- WHAT THIS TASK INVOLVES -
Begin at the first line of the data and copy each line through the one containing "(outBco) at (915,383);", that line included, with no pictures.

- DATA PROVIDED -

****

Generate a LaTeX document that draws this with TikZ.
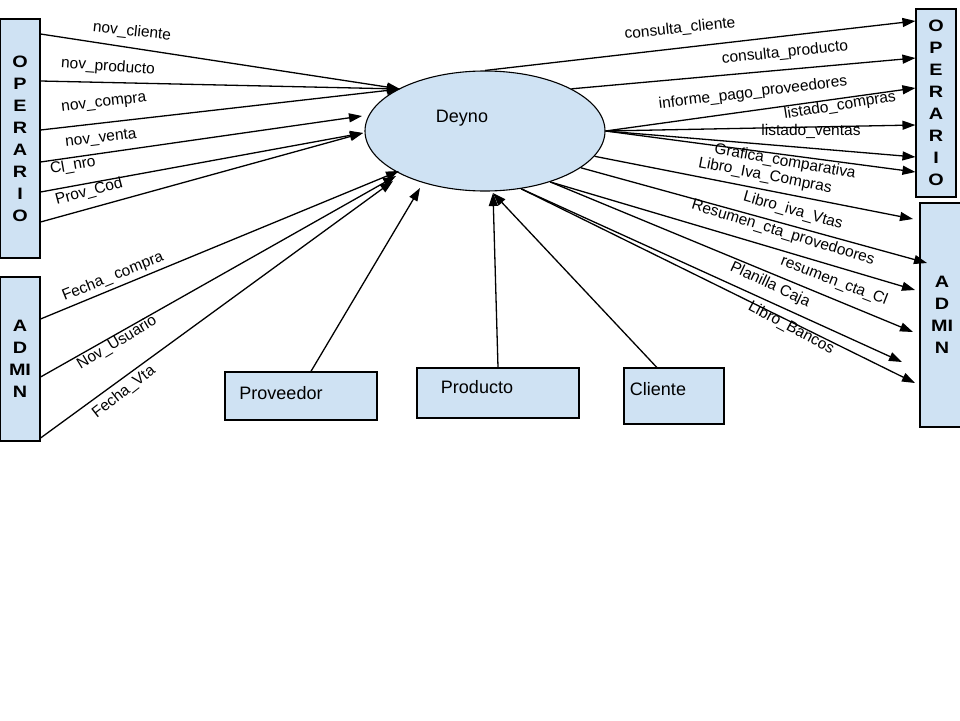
\documentclass[tikz,border=0pt]{standalone}
\usepackage{fontspec}
\setmainfont{Liberation Sans}
\newfontfamily\anchab[FakeStretch=1.2]{Liberation Sans}
\usetikzlibrary{shapes.geometric,arrows.meta}
\definecolor{celeste}{HTML}{CFE2F3}
\begin{document}
\begin{tikzpicture}[x=1pt,y=-1pt,line width=1.3pt,>={Triangle[length=13pt,width=9pt]}]
\tikzstyle{every node}=[font=\fontsize{15.5}{18}\selectfont]
\tikzstyle{actor}=[draw,fill=celeste,line width=1.1pt,inner sep=0pt,align=center,font=\anchab\fontsize{16.5}{22}\selectfont\bfseries]
\tikzstyle{ent}=[draw,fill=celeste,line width=1.1pt,inner sep=0pt]
\tikzstyle{big}=[font=\fontsize{18}{22}\selectfont]
\tikzstyle{lbl}=[inner sep=0pt]
\useasboundingbox (0,0) rectangle (960,720);

\node[actor,minimum width=40pt,minimum height=239pt] (opL) at (20,138.5) {O\\P\\E\\R\\A\\R\\I\\O};
\node[actor,minimum width=40pt,minimum height=164pt] (adL) at (20,359) {A\\D\\MI\\N};
\node[actor,minimum width=40pt,minimum height=188pt] (opR) at (936,103) {O\\P\\E\\R\\A\\R\\I\\O};
\node[actor,minimum width=44pt,minimum height=224pt] (adR) at (942,315) {A\\D\\MI\\N};

\node[ellipse,draw,fill=celeste,line width=1.1pt,inner sep=0pt,minimum width=240pt,minimum height=120pt] (deyno) at (485,131) {};
\node[big] (deynoT) at (462,118) {Deyno};

\node[ent,minimum width=152pt,minimum height=48pt] (prov) at (301,396) {};
\node[big] (provT) at (281,393) {Proveedor};
\node[ent,minimum width=162pt,minimum height=50pt] (prod) at (498,393) {};
\node[big] (prodT) at (477,387) {Producto};
\node[ent,minimum width=100pt,minimum height=56pt] (cli) at (674,396) {};
\node[big] (cliT) at (658,389) {Cliente};

\coordinate (inNov) at (400,89);
\coordinate (inVta) at (362,116);
\coordinate (inCod) at (363,133);
\coordinate (inF1) at (399,171);
\coordinate (inF2) at (396,176);
\coordinate (inF3) at (393,181);
\coordinate (inProv) at (420,188);
\coordinate (inProd) at (493,193);
\coordinate (outIvaC) at (913,219);
\coordinate (outIvaV) at (927,263);
\coordinate (outResP) at (915,290);
\coordinate (outResC) at (913,332);
\coordinate (outCaja) at (902,362);
\coordinate (outBco) at (915,383);

\draw[->] (opL.east |- 0,34) -- (inNov);
\draw[->] (opL.east |- 0,81) -- (inNov);
\draw[->] (opL.east |- 0,130) -- (inNov);
\draw[->] (opL.east |- 0,162) -- (inVta);
\draw[->] (opL.east |- 0,192) -- (inCod);
\draw[->] (opL.east |- 0,222) -- (inCod);
\node[lbl,rotate=-6] (lNovCli) at (132,32) {nov\_cliente};
\node[lbl,rotate=-4] (lNovProd) at (108,67) {nov\_producto};
\node[lbl,rotate=7] (lNovCom) at (104,104) {nov\_compra};
\node[lbl,rotate=7] (lNovVta) at (101,139) {nov\_venta};
\node[lbl,rotate=10] (lClNro) at (73,166) {Cl\_nro};
\node[lbl,rotate=15] (lProvCod) at (89,192) {Prov\_Cod};

\draw[->] (adL.east |- 0,319) -- (inF1);
\draw[->] (adL.east |- 0,377) -- (inF2);
\draw[->] (adL.east |- 0,438) -- (inF3);
\node[lbl,rotate=22] (lFechaC) at (113,277) {Fecha\_ compra};
\node[lbl,rotate=31] (lNovUsu) at (117,343) {Nov\_Usuario};
\node[lbl,rotate=38] (lFechaV) at (124,392) {Fecha\_Vta};

\draw[->] (prov.68) -- (inProv);
\draw[->] (prod.north) -- (inProd);
\draw[->] (cli.121) -- (inProd);

\draw[->] (deyno.north) -- (opR.west |- 0,21);
\draw[->] (deyno.26) -- (opR.west |- 0,58);
\draw[->] (deyno.east) -- (opR.west |- 0,88);
\draw[->] (deyno.east) -- (opR.west |- 0,125);
\draw[->] (deyno.east) -- (opR.west |- 0,157);
\draw[->] (deyno.east) -- (opR.west |- 0,172);
\node[lbl,rotate=6] (lConCli) at (680,29) {consulta\_cliente};
\node[lbl,rotate=6] (lConProd) at (785,53) {consulta\_producto};
\node[lbl,rotate=7] (lInfPago) at (753,93) {informe\_pago\_proveedores};
\node[lbl,rotate=9] (lListC) at (840,106) {listado\_compras};
\node[lbl] (lListV) at (811,131) {listado\_ventas};
\node[lbl,rotate=-10] (lGraf) at (785,162) {Grafica\_comparativa};

\draw[->] (deyno.-13) -- (outIvaC);
\draw[->] (deyno.-21) -- (outIvaV);
\draw[->] (deyno.-38) -- (outResP);
\draw[->] (deyno.-38) -- (outResC);
\draw[->] (deyno.-58) -- (outCaja);
\draw[->] (deyno.-58) -- (outBco);
\node[lbl,rotate=-11] (lIvaC) at (765,176) {Libro\_Iva\_Compras};
\node[lbl,rotate=-16] (lIvaV) at (793,211) {Libro\_iva\_Vtas};
\node[lbl,rotate=-17] (lResP) at (783,233) {Resumen\_cta\_provedoores};
\node[lbl,rotate=-21] (lResC) at (834,281) {resumen\_cta\_Cl};
\node[lbl,rotate=-25] (lCaja) at (770,285) {Planilla Caja};
\node[lbl,rotate=-28] (lBco) at (791,328) {Libro\_Bancos};

\end{tikzpicture}
\end{document}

****

- RESPONSE FOR THIS EXERCISE -
Generate a LaTeX document that draws this with TikZ.
\documentclass[tikz,border=0pt]{standalone}
\usepackage{fontspec}
\setmainfont{Liberation Sans}
\newfontfamily\anchab[FakeStretch=1.2]{Liberation Sans}
\usetikzlibrary{shapes.geometric,arrows.meta}
\definecolor{celeste}{HTML}{CFE2F3}
\begin{document}
\begin{tikzpicture}[x=1pt,y=-1pt,line width=1.3pt,>={Triangle[length=13pt,width=9pt]}]
\tikzstyle{every node}=[font=\fontsize{15.5}{18}\selectfont]
\tikzstyle{actor}=[draw,fill=celeste,line width=1.1pt,inner sep=0pt,align=center,font=\anchab\fontsize{16.5}{22}\selectfont\bfseries]
\tikzstyle{ent}=[draw,fill=celeste,line width=1.1pt,inner sep=0pt]
\tikzstyle{big}=[font=\fontsize{18}{22}\selectfont]
\tikzstyle{lbl}=[inner sep=0pt]
\useasboundingbox (0,0) rectangle (960,720);

\node[actor,minimum width=40pt,minimum height=239pt] (opL) at (20,138.5) {O\\P\\E\\R\\A\\R\\I\\O};
\node[actor,minimum width=40pt,minimum height=164pt] (adL) at (20,359) {A\\D\\MI\\N};
\node[actor,minimum width=40pt,minimum height=188pt] (opR) at (936,103) {O\\P\\E\\R\\A\\R\\I\\O};
\node[actor,minimum width=44pt,minimum height=224pt] (adR) at (942,315) {A\\D\\MI\\N};

\node[ellipse,draw,fill=celeste,line width=1.1pt,inner sep=0pt,minimum width=240pt,minimum height=120pt] (deyno) at (485,131) {};
\node[big] (deynoT) at (462,118) {Deyno};

\node[ent,minimum width=152pt,minimum height=48pt] (prov) at (301,396) {};
\node[big] (provT) at (281,393) {Proveedor};
\node[ent,minimum width=162pt,minimum height=50pt] (prod) at (498,393) {};
\node[big] (prodT) at (477,387) {Producto};
\node[ent,minimum width=100pt,minimum height=56pt] (cli) at (674,396) {};
\node[big] (cliT) at (658,389) {Cliente};

\coordinate (inNov) at (400,89);
\coordinate (inVta) at (362,116);
\coordinate (inCod) at (363,133);
\coordinate (inF1) at (399,171);
\coordinate (inF2) at (396,176);
\coordinate (inF3) at (393,181);
\coordinate (inProv) at (420,188);
\coordinate (inProd) at (493,193);
\coordinate (outIvaC) at (913,219);
\coordinate (outIvaV) at (927,263);
\coordinate (outResP) at (915,290);
\coordinate (outResC) at (913,332);
\coordinate (outCaja) at (902,362);
\coordinate (outBco) at (915,383);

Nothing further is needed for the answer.